The foundation of mathematical induction lies in verifying the base case. This is the first and critical step in induction, showing the statement is true for the initial value, typically when \( n = 1 \). This step provides a "starting point" that the entire proof builds upon.

In the exercise, our statement is
\( 5 \cdot 6 + 5 \cdot 6^2 + 5 \cdot 6^3 + \cdots + 5 \cdot 6^n = 6(6^n - 1) \).
For the base case, we substitute \( n = 1 \).

On the left side, we compute:
\( 5 \cdot 6 = 30 \).

On the right side, we calculate:
\( 6(6^1 - 1) = 6(6 - 1) = 30 \).

Since both sides equal 30, the base case verification is successful. This confirms that the statement holds true when \( n = 1 \), ensuring a solid foundation for the induction process.

In the induction process, the inductive hypothesis is a critical assumption that the statement is true for some arbitrary positive integer \( k \). This does not mean that it's definitely true at this stage, but rather, we presume its truth for the sake of the proof.

For our specific exercise, the inductive hypothesis is:
\[ 5 \cdot 6 + 5 \cdot 6^2 + 5 \cdot 6^3 + \cdots + 5 \cdot 6^k = 6(6^k - 1) \].

This assumption underpins the next part of the induction process, where we aim to prove the statement for \( k+1 \). The concept is akin to laying a stepping stone that paves the way to prove the statement holds true for the subsequent integer, thus establishing a chain reaction in the proof.

The inductive step proof is the heart of mathematical induction. It involves proving that if the statement holds for \( n = k \), then it must also hold for \( n = k+1 \).

To accomplish this, we begin with our inductive hypothesis:
\[ 5 \cdot 6 + 5 \cdot 6^2 + 5 \cdot 6^3 + \cdots + 5 \cdot 6^k = 6(6^k - 1) \].

Next, we add the next term, \( 5 \cdot 6^{k+1} \), to both sides:

• Left Side (LHS): Start with the inductive hypothesis and add the new term:
  \[ LHS = 6(6^k - 1) + 5 \cdot 6^{k+1} \].
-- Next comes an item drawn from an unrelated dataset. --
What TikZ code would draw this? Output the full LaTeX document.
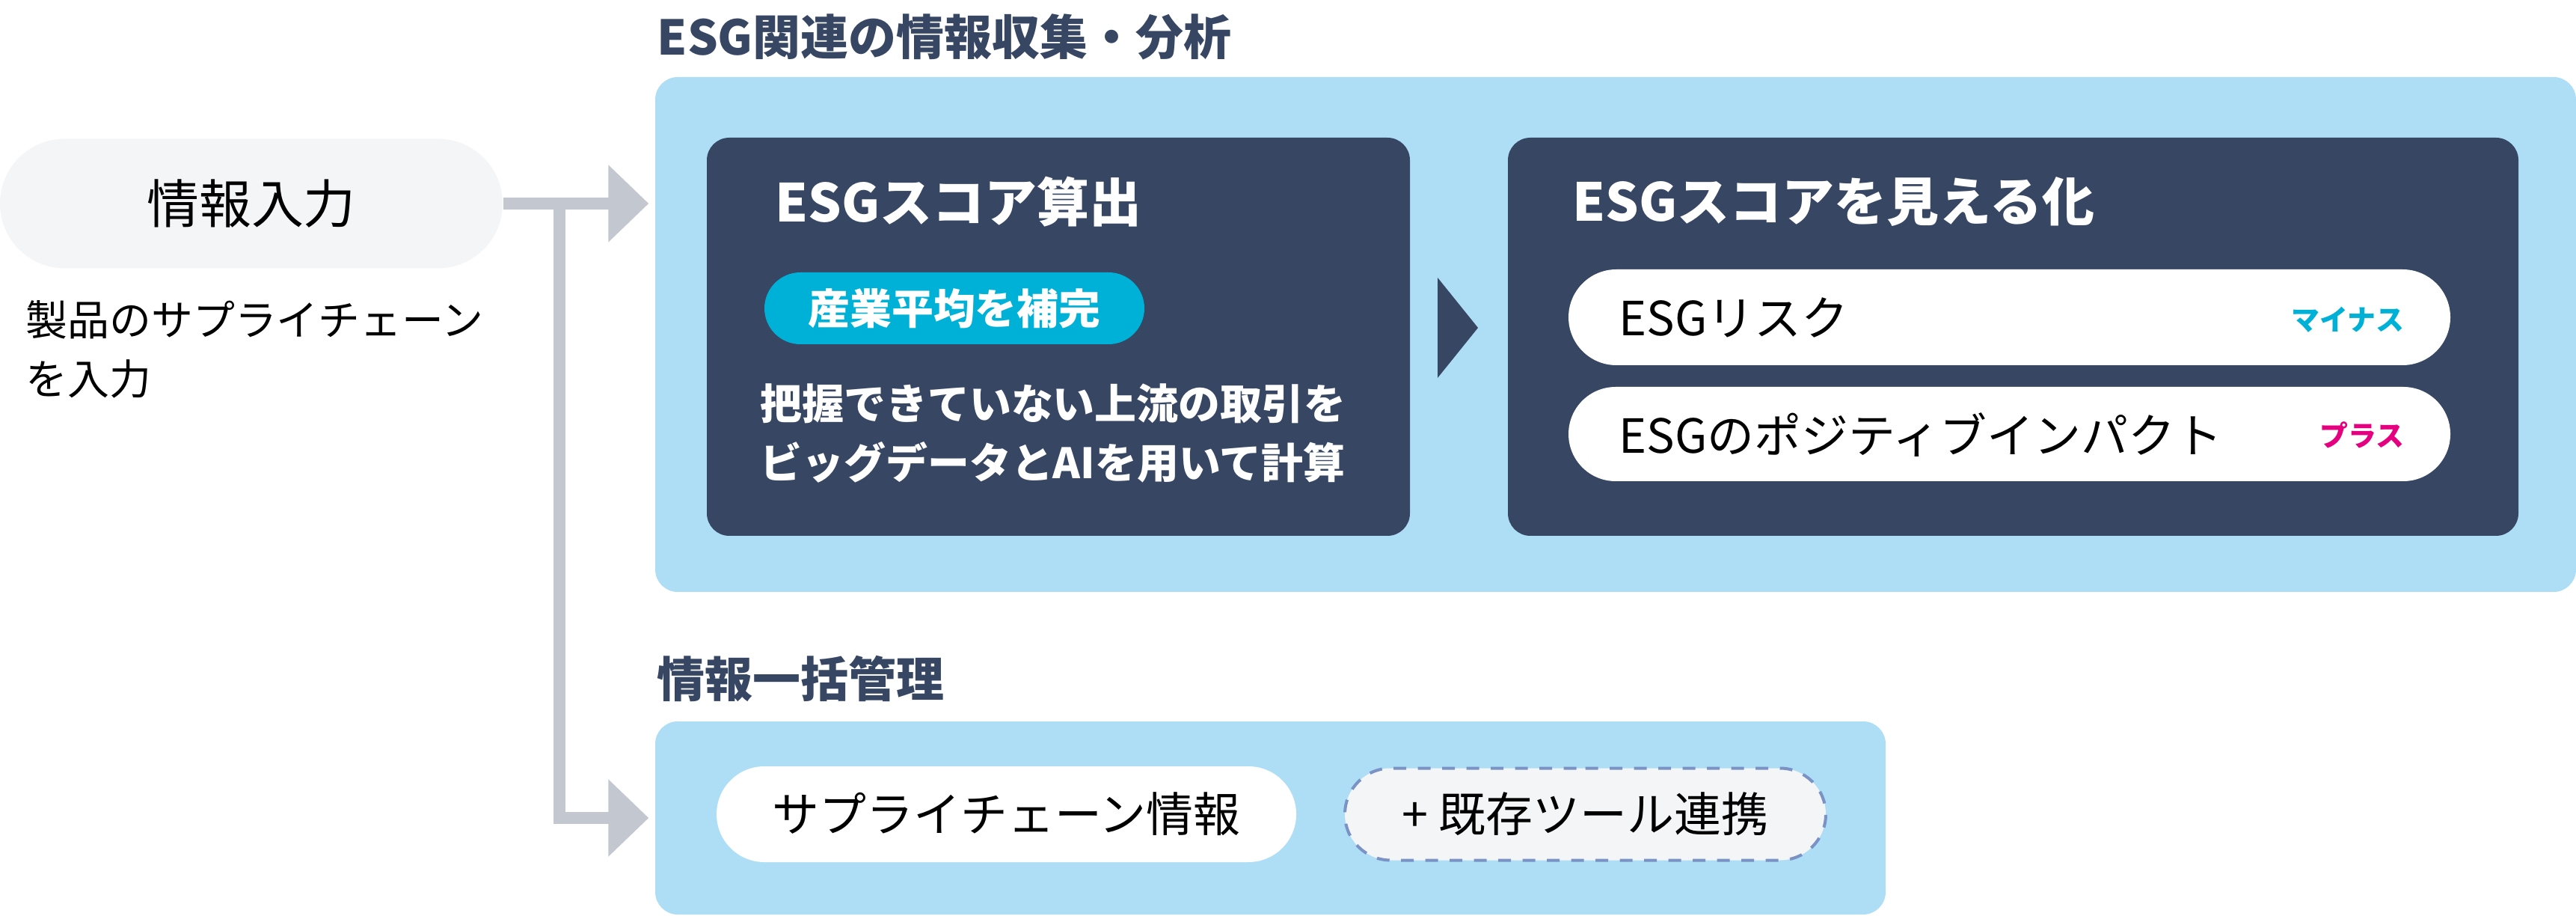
\documentclass[tikz,border=0pt]{standalone}
\usepackage{fontspec}
\setmainfont{Noto Sans CJK JP}
\usetikzlibrary{shapes.misc,arrows.meta}

\definecolor{navy}{HTML}{364663}
\definecolor{skyblue}{HTML}{ADDEF6}
\definecolor{pillgray}{HTML}{F4F5F7}
\definecolor{linkgray}{HTML}{C3C7D0}
\definecolor{cyantag}{HTML}{00B1D7}
\definecolor{pinktag}{HTML}{E4007F}
\definecolor{dashblue}{HTML}{7A93C4}

\newcommand{\sizeXL}{\fontsize{19.9pt}{24pt}\selectfont}
\newcommand{\sizeH}{\fontsize{18.2pt}{22pt}\selectfont}
\newcommand{\sizeM}{\fontsize{17.9pt}{22pt}\selectfont}
\newcommand{\sizeS}{\fontsize{15.9pt}{22.4pt}\selectfont}
\newcommand{\sizeXS}{\fontsize{10.8pt}{13pt}\selectfont}

\tikzset{
  panel/.style={fill=skyblue, rounded corners=3mm, inner sep=0pt},
  card/.style={fill=navy, rounded corners=3mm, inner sep=0pt},
  pill/.style={rounded rectangle, fill=white, inner sep=0pt, font=\sizeM},
  header/.style={font=\sizeH\bfseries, text=navy, inner sep=0pt},
  cardtitle/.style={font=\sizeXL\bfseries, text=white, inner sep=0pt},
  cardtext/.style={font=\sizeS\bfseries, text=white, align=left, inner sep=0pt},
  tag/.style={rounded rectangle, fill=cyantag, text=white, font=\sizeS\bfseries, inner sep=0pt},
  tagtext/.style={font=\sizeXS\bfseries, inner sep=0pt},
  pilltext/.style={font=\sizeM, inner sep=0pt},
  note/.style={font=\sizeS, align=left, inner sep=0pt},
  link/.style={draw=linkgray, line width=1.6mm, -{Triangle[length=5.4mm,width=10mm]}, shorten >=0.8mm}
}

\begin{document}
\begin{tikzpicture}[x=0.1mm, y=-0.1mm]
    \useasboundingbox (0,0) rectangle (3444,1224);

    % Entrada
    \node[pill, fill=pillgray, minimum width=67.2mm, minimum height=17.3mm, font=\sizeXL] (input) at (336,272) {情報入力};
    \node[note, anchor=west] (inputnote) at (34,467) {製品のサプライチェーン\\を入力};

    % Recopilación y análisis ESG
    \node[header, anchor=west] (analysistitle) at (878,49) {ESG関連の情報収集・分析};
    \node[panel, minimum width=256.8mm, minimum height=68.8mm] (analysis) at (2160,447) {};

    \node[card, minimum width=94mm, minimum height=53.2mm] (calc) at (1415,450) {};
    \node[cardtitle, anchor=west] (calctitle) at (1036,270) {ESGスコア算出};
    \node[tag, minimum width=50.8mm, minimum height=9.6mm] (industry) at (1276,412) {産業平均を補完};
    \node[cardtext, anchor=west] (calcnote) at (1016,579) {把握できていない上流の取引を\\ビッグデータとAIを用いて計算};

    \fill[navy] (1922,371) -- (1976,438) -- (1922,505) -- cycle;

    \node[card, minimum width=135.1mm, minimum height=53.2mm] (viz) at (2691.5,450) {};
    \node[cardtitle, anchor=west] (viztitle) at (2102,270) {ESGスコアを見える化};
    \node[pill, minimum width=117.9mm, minimum height=12.8mm] (risk) at (2686.5,424) {};
    \node[pilltext, anchor=west] (risktext) at (2164,425) {ESGリスク};
    \node[tagtext, text=cyantag, anchor=east] (minus) at (3215,427) {マイナス};
    \node[pill, minimum width=117.9mm, minimum height=12.6mm] (impact) at (2686.5,580) {};
    \node[pilltext, anchor=west] (impacttext) at (2164,581) {ESGのポジティブインパクト};
    \node[tagtext, text=pinktag, anchor=east] (plus) at (3215,581) {プラス};

    % Gestión de la información
    \node[header, anchor=west] (managetitle) at (878,907) {情報一括管理};
    \node[panel, minimum width=164.5mm, minimum height=25.8mm] (manage) at (1698.5,1093) {};
    \node[pill, minimum width=77.5mm, minimum height=12.8mm] (chain) at (1345.5,1088) {サプライチェーン情報};
    \node[pill, fill=pillgray, draw=dashblue, line width=0.4mm, dash pattern=on 1.7mm off 1.55mm,
          minimum width=64.3mm, minimum height=12.3mm] (tools) at (2119.5,1088) {+ 既存ツール連携};

    % Conectores
    \coordinate (split) at (748,272);
    \draw[link] (input.east) -- (analysis.west |- input.east);
    \draw[link] (split) |- (manage.west);
\end{tikzpicture}
\end{document}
• Combine like terms and factor:
  \[ = 6^{k+1} - 6 + 5 \cdot 6^{k+1} \]
  \[ = 6^{k+1}(1 + 5) - 6 \]
  \[ = 6 \cdot 6^{k+1} - 6 \]
  \[ = 6(6^{k+1} - 1) \].

As both sides of the equation match, our inductive step proof is complete. This confirms that if the statement is true for \( n = k \), it's also true for \( n = k+1 \). Therefore, by the principle of induction, the original proposition holds true for all positive integers.